Percebi que ainda tenho toda uma "personalidade alternativa" construída sob os pilares do consumo de álcool, e nos momentos mais graves, outras drogas. Passo por um profundo processo de ressignificação das coisas, de reconstrução dessa personalidade sóbria.
Um exemplo de fácil assimilação é flertar, chamar alguma mulher pra conversar, dar em cima alguém. Eu ainda sou incapaz de fazer isso pessoalmente, sóbrio, sem antes ter quase um ataque de pânico. O que saí do 0 a 0 nesse Carnaval não foi brincadeira.
Um amiga muito querida, há pouquíssimos dias, me enviou um texto publicado anonimamente na Folha de SP. Era uma leitora que lutava contra o alcoolismo há anos e falou sobre a relação dela com Carnaval. Um texto lindo e honesto, que me tocou muito.
Disse minha a amiga na mensagem junto do link: "Como é o Carnaval pra vc (sic)? Eu sei que é uma coisa muito pessoal, mas eu adoraria saber. Adoraria saber no sentido de me importar. Sempre penso em você", completou ela.
Eu e autora do texto temos histórias, pelo menos pelo que ela relatou, bem diferentes, mas os sentimentos são os mesmos. Tenho um "demônio" que me acompanha prontinho pra me jogar no mundo da confusão mental e do escapismo. Só que isso não me cabe mais.
Estar sóbrio no Carnaval é olhar pra si o tempo todo, mas o canal por meio do qual acesso esse "eu" é, paradoxalmente, o "outro". Me vi em cada pessoa desnorteada, em cada pessoa eufórica, falante, risonha. Para o bem e para o mal, eu estava ali, analisando cada um. Muitas vezes julgando. Isso porque sou um ser humano bem falho, hipócrita, de achar que sou melhor quando, justamente por ser pior, não posso fazer o que ele faz.

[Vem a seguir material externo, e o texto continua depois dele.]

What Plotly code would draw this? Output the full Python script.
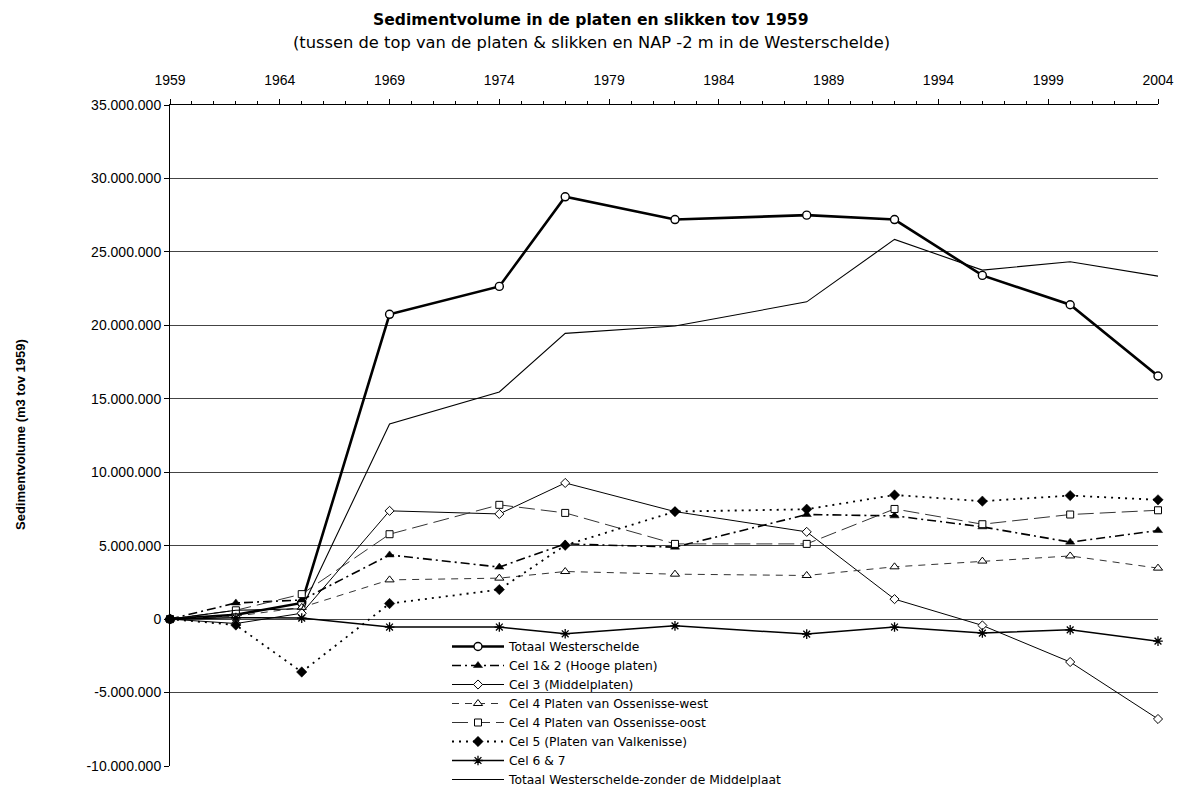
import plotly.graph_objects as go

years = [1959, 1962, 1965, 1969, 1974, 1977, 1982, 1988, 1992, 1996, 2000, 2004]

totaal = [0, 300000, 1100000, 20750000, 22650000, 28750000, 27200000, 27500000, 27200000, 23400000, 21400000, 16550000]
cel12 = [0, 1100000, 1300000, 4370000, 3540000, 5120000, 4900000, 7120000, 7030000, 6280000, 5240000, 6030000]
cel3 = [0, -300000, 400000, 7370000, 7160000, 9270000, 7320000, 5940000, 1360000, -430000, -2920000, -6800000]
cel4w = [0, 200000, 800000, 2670000, 2790000, 3240000, 3060000, 2970000, 3560000, 3950000, 4300000, 3470000]
cel4o = [0, 600000, 1700000, 5780000, 7780000, 7230000, 5120000, 5120000, 7500000, 6460000, 7120000, 7410000]
cel5 = [0, -400000, -3600000, 1060000, 2010000, 5030000, 7320000, 7480000, 8450000, 8030000, 8410000, 8120000]
cel67 = [0, 100000, 70000, -540000, -540000, -1000000, -460000, -1020000, -540000, -950000, -730000, -1500000]
zonder = [0, 600000, 700000, 13290000, 15460000, 19450000, 19950000, 21600000, 25850000, 23760000, 24330000, 23350000]

ytick_vals = [-10000000, -5000000, 0, 5000000, 10000000, 15000000, 20000000, 25000000, 30000000, 35000000]
ytick_text = ["-10.000.000", "-5.000.000", "0", "5.000.000", "10.000.000", "15.000.000",
              "20.000.000", "25.000.000", "30.000.000", "35.000.000"]
xtick_vals = [1959, 1964, 1969, 1974, 1979, 1984, 1989, 1994, 1999, 2004]

title = "Sedimentvolume in de platen en slikken tov 1959"
subtitle = "(tussen de top van de platen & slikken en NAP -2 m in de Westerschelde)"
ytitle = "Sedimentvolume (m3 tov 1959)"

FONT = "Liberation Sans, Arial, sans-serif"
WIDE = "DejaVu Sans, sans-serif"

W, H = 1183, 787
L, R, T, B = 170, 25, 105, 21
PW, PH = W - L - R, H - T - B

def px_x(p):
    return (p - L) / PW

def px_y(p):
    return (H - B - p) / PH

fig = go.Figure()

series = [
    dict(name="Totaal Westerschelde", y=totaal, dash="solid", width=2.6, color="black",
         marker=dict(symbol="circle", size=8, color="white", line=dict(color="black", width=1.4))),
    dict(name="Cel 1& 2 (Hooge platen)", y=cel12, dash="9px,4px,2px,4px", width=1.6, color="black",
         marker=dict(symbol="triangle-up", size=8, color="black", line=dict(color="black", width=0.5))),
    dict(name="Cel 3 (Middelplaten)", y=cel3, dash="solid", width=1, color="black",
         marker=dict(symbol="diamond", size=7, color="white", line=dict(color="black", width=1))),
    dict(name="Cel 4 Platen van Ossenisse-west", y=cel4w, dash="7px,6px", width=1, color="#333333",
         marker=dict(symbol="triangle-up", size=8, color="white", line=dict(color="black", width=1))),
    dict(name="Cel 4 Platen van Ossenisse-oost", y=cel4o, dash="16px,6px", width=1, color="#333333",
         marker=dict(symbol="square", size=7, color="white", line=dict(color="black", width=1))),
    dict(name="Cel 5 (Platen van Valkenisse)", y=cel5, dash="2px,5px", width=1.8, color="black",
         marker=dict(symbol="diamond", size=8, color="black", line=dict(color="black", width=0.5))),
    dict(name="Cel 6 & 7", y=cel67, dash="solid", width=1.5, color="black",
         marker=dict(symbol="asterisk-open", size=8, color="black", line=dict(color="black", width=1.3))),
    dict(name="Totaal Westerschelde-zonder de Middelplaat", y=zonder, dash="solid", width=1.1, color="black",
         marker=None),
]

for s in series:
    kw = dict(x=years, y=s["y"], name=s["name"], cliponaxis=False,
              line=dict(color=s["color"], width=s["width"], dash=s["dash"]))
    if s["marker"] is None:
        kw["mode"] = "lines"
    else:
        kw["mode"] = "lines+markers"
        kw["marker"] = s["marker"]
    fig.add_trace(go.Scatter(**kw))

fig.update_layout(
    width=W, height=H,
    margin=dict(l=L, r=R, t=T, b=B, autoexpand=False),
    paper_bgcolor="white", plot_bgcolor="white",
    font=dict(family=FONT, size=14, color="black"),
    showlegend=True,
    legend=dict(
        x=px_x(447), xanchor="left", y=px_y(632), yanchor="top",
        bgcolor="rgba(255,255,255,0)", borderwidth=0,
        font=dict(family=WIDE, size=12.3, color="black"),
        itemwidth=52, tracegroupgap=0,
        traceorder="normal",
    ),
    shapes=[dict(type="rect", xref="paper", yref="paper",
                 x0=px_x(397), x1=px_x(905), y0=px_y(650), y1=px_y(770),
                 fillcolor="white", line=dict(width=0), layer="between")],
    annotations=[
        dict(text="<b>" + title + "</b>", showarrow=False, xref="paper", yref="paper",
             x=px_x(591), y=px_y(20), xanchor="center", yanchor="middle",
             font=dict(family=WIDE, size=15.6, color="black")),
        dict(text=subtitle, showarrow=False, xref="paper", yref="paper",
             x=px_x(591), y=px_y(43), xanchor="center", yanchor="middle",
             font=dict(family=WIDE, size=16.3, color="black")),
        dict(text="<b>" + ytitle + "</b>", textangle=-90, showarrow=False,
             xref="paper", yref="paper", x=px_x(20), y=px_y(435),
             xanchor="center", yanchor="middle",
             font=dict(family=FONT, size=13, color="black")),
    ],
)

fig.update_xaxes(
    range=[1959, 2004], side="top", tickvals=xtick_vals,
    showgrid=False, zeroline=False,
    showline=True, linecolor="black", linewidth=1,
    ticks="outside", ticklen=5, tickwidth=1, tickcolor="black",
    ticklabelstandoff=8,
    tickfont=dict(family=FONT, size=14),
    minor=dict(dtick=1, tick0=1959, ticks="outside", ticklen=3, tickcolor="black", tickwidth=1, showgrid=False),
)

fig.update_yaxes(
    range=[-10000000, 35000000], tickvals=ytick_vals, ticktext=ytick_text,
    showgrid=True, gridcolor="#444444", gridwidth=1, zeroline=False,
    showline=True, linecolor="black", linewidth=1,
    ticks="outside", ticklen=5, tickwidth=1, tickcolor="black",
    tickfont=dict(family=FONT, size=14),
)

fig.write_html("out.html", config={"displayModeBar": False},
               post_script="document.body.style.margin='0px';")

Voltando ao moralismo, fiquei com muito medo de cair nessa armadilha. A natureza do Carnaval é antimoralista, é uma manifestação cultural forjada em ser e fazer, nesses poucos dias, aquilo que se quer.
Desse ponto de vista, o Carnaval como um todo, me parece uma espécie experiência escapista coletiva. Um transe muito louco, totalmente enraizado culturalmente. Portanto seria injusto tentar me encaixar nesse contexto sendo eu quem sou e sendo o Carnaval quem ele é. As coisas são o que são.
Ficaria horas refletindo sobre essa experiência tão pessoal quanto insignificante pros outros, mas o fato é que estar sóbrio é viver a vida como ela se apresenta, e não raro, ela é difícil, mas só se constrói mecanismos para torná-la menos difícil, no meu caso, quando se acredita de verdade em algum lado bom da lucidez".
Parece pouco, mas quase depois de um ano, ir à academia após o sábado de Carnaval é um fragmento desse lado bom. Tento crer que perseverar nesse caminho fará o lado bom me abraçar como um todo. Repito que essa experiência é totalmente pessoal e tenho certeza que muitas pessoas conseguem viver de outro modo.
Também não queria parecer estar cantando "vitória". Pra uma pessoa como eu, nesse campo da vida, não tem vitória, só o que existe é uma espécie de "vou tentar parar de perder". Só por hoje eu não perdi, mas ninguém sabe o dia de amanhã.
*Lucas Mamédio é jornalista, tem 30 anos e topou falar sua experiência ao viver um Carnaval de mãos dadas com a sobriedade.